On tsunami aid to Indonesia, Associated Press reporter Denis D. Gray stated, "Washington imposed a ban on U.S. military equipment to Jakarta in 1999 after the Indonesian Army and pro-Jakarta militias killed 1,500 people in East Timor in a failed attempt to repress an independence movement in what was then an Indonesian province."

That is one sick rewrite of history. In 1975 Indonesia invaded East Timor to secure oil and the deep submarine passages off the island. There were 690,000 people in East Timor at that time. The Indonesians massacred 60,000 within the first few months and over the next 20 years killed a total of over 200,000. Gang rape and torture were the lot of the surviving population. Look up: Fence of Legs East Timor, on the web.

Back home, Indonesia's own home ministry estimates 400,000 were killed in the mid 1960s when Suharto took power in Indonesia (Amnesty International says over a million were killed). Time magazine called it a boiling blood bath. You can find it under: Suharto boiling blood bath.
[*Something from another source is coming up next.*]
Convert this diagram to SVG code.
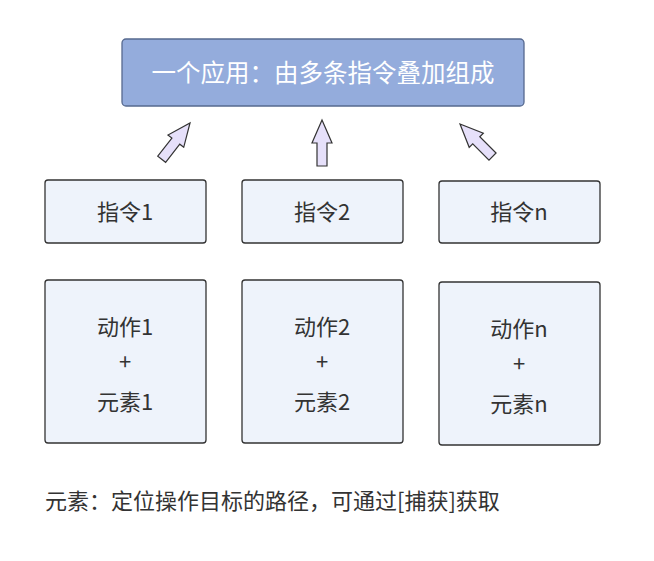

So where was the love then? At least 600,000 humans dead and gone and our free U.S. press never showed their suffering the light of day. The U.S., Britain, France, Australia and Japan all supported Suharto at that time. When Suharto massacred East Timor; President Ford and Henry Kissinger went to Jakarta two days before the invasion to give what the Timorese call "The Big Wink."

Be sure that Jakarta and some in Washington, D.C. will use the tsunami disaster to try to lift U.S. sanctions against military aid to Indonesia. Don't do it. Already there are reports coming out of Indonesia that the army is taking U.S. donations to their bases and letting children starve.

Our country was primary in founding the United Nations. We are big enough and strong enough to provide food and clean water for millions as our part of the tsunami humanitarian effort. The United States ought to work with the United Nations to make sure the civilian population receives what we are sending. We ought to give nothing but food to the Indonesian military and make sure they stand in line like everyone else.